Freie Presse, 18.12.2014
Von Marianne SCHULTZ
 
Hits der Operette aus der Berliner Traumfabrik
Jonas Kaufmanns schönste Liebeserklärung: "Du bist die Welt für mich"
Jonas Kaufmann, der Lieblingstenor der Deutschen, erlaubt sich derzeit die schönste Offerte: Er erinnert mit den berühmtesten Tenorarien an die Großen des letzten Jahrhunderts, und dies nicht in weichgezeichneten Wohlfühlarrangements, sondern im Originalklang. "Du bist die Welt für mich" umfasst die Melodien einer legendären Ära. Soweit, so gut. Nur hätte man die Edelsteine der Operette kaum zu diesem frühen Zeitpunkt seiner Karriere als gefeierter Wagner- und Verdi-Interpret erwartet, denn Kaufmanns Rolleninterpretationen des Siegmund, Lohengrin, Werther, Cavaradossi oder Don José fesseln und erschüttern die Opernfans in aller Welt. Auch dieses Jahr schenkte man ihm, der immer noch an Repertoire zulegt, ungeteilte Aufmerksamkeit, zuletzt in Hans Neuenfels' Inszenierung der "Manon Lescaut" von Giacomo Puccini in München. Wieder wird das Phänomen Kaufmann, diesmal als Des Grieux, in den hellsten Tönen beschrieben, dessen enorme Strahlkraft besungen, obwohl Anna Netrebko wenige Wochen zuvor spektakulär aus der Titelpartie ausgestiegen ist.

Das Schöne an Kaufmann ist, dass er dank immer weiter greifender Popularität seine Entdeckertour fortsetzt und dabei sein Publikum geradezu mitreißt. "Du bist die Welt für mich" ist Programm und reicht von Franz Lehár "Gern hab ich die Frau'n geküsst" bis Korngolds innig berührendes "Glück, das mir verblieb" aus der Oper "Die tote Stadt" (derzeit auf dem Spielplan der Oper Chemnitz), dazwischen das schwelgerische Kálmán-Lied "Grüß mir mein Wien", das zu sehnsüchtigen Träumen hinreißt, und Lehárs triumphales "Dein ist mein ganzes Herz" und das noch viel triumphalere "Freunde, das Leben ist lebenswert". "Ein Lied geht um die Welt" verbindet kraftvoll, die großen Hits der 1930er-Jahre aus der Traumfabrik Berlin klingen schöner denn je.

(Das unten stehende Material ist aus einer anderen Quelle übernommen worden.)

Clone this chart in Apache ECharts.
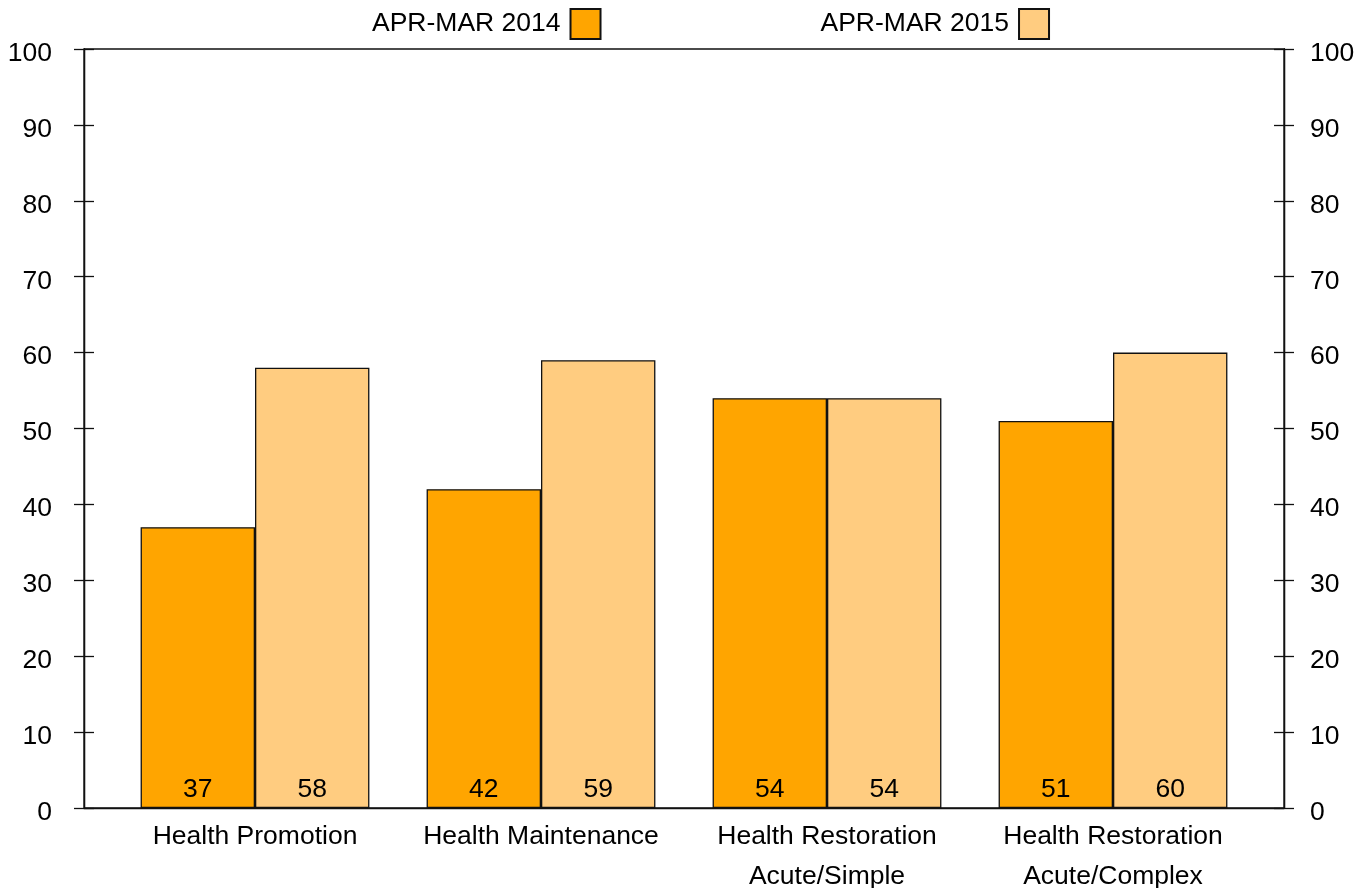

"Mein Großvater hat zu dieser Zeit in Berlin studiert, und er hat die Evergreens auf der Straße gepfiffen", sagt Jonas Kaufmann im Begleittext seiner CD. "Darüber hinaus hat mich diese legendäre Ära deutscher Kulturgeschichte schon immer fasziniert, denn es war eine ungeheuer produktive Zeit. Viele Hits von damals haben überlebt, aber was wir heute kennen, ist ja nur die Spitze des Eisbergs, da gibt es viele wunderbare Stücke zum Wieder-Entdecken." Von Säuseln bis Schmettern, von Schmusen bis Schlager, die gesamte stimmliche Bandbreite des Künstlers ist gefordert, der Ausflug ins Operettenfach nur scheinbar ein leichter, das Gegenteil ist der Fall. Es ist ein Wahnsinnskönnen, das nicht allein mit Stimme, Charme und Attraktivität zu erklären ist, vielmehr Assoziationen an die Jahrhunderttenöre Richard Tauber, Fritz Wunderlich, Joseph Schmidt weckt. Was in sagenhafter Natürlichkeit so federleicht klingt, ist nur scheinbar mühelos: Das Wunder Jonas Kaufmann wirkt fort. Der Kultursender Arte zeigt am 4. Januar ab 17.35 Uhr den Film "Jonas Kaufmann: Berlin 1930", darin erforscht Kaufmann die Geschichte seiner Lieder in Archiven, in Gesprächen mit Musikerfamilien, an historischen Orten. Im Anschluss um 18.30 Uhr zeigt Arte sein Konzert aus dem Funkhaus Berlin.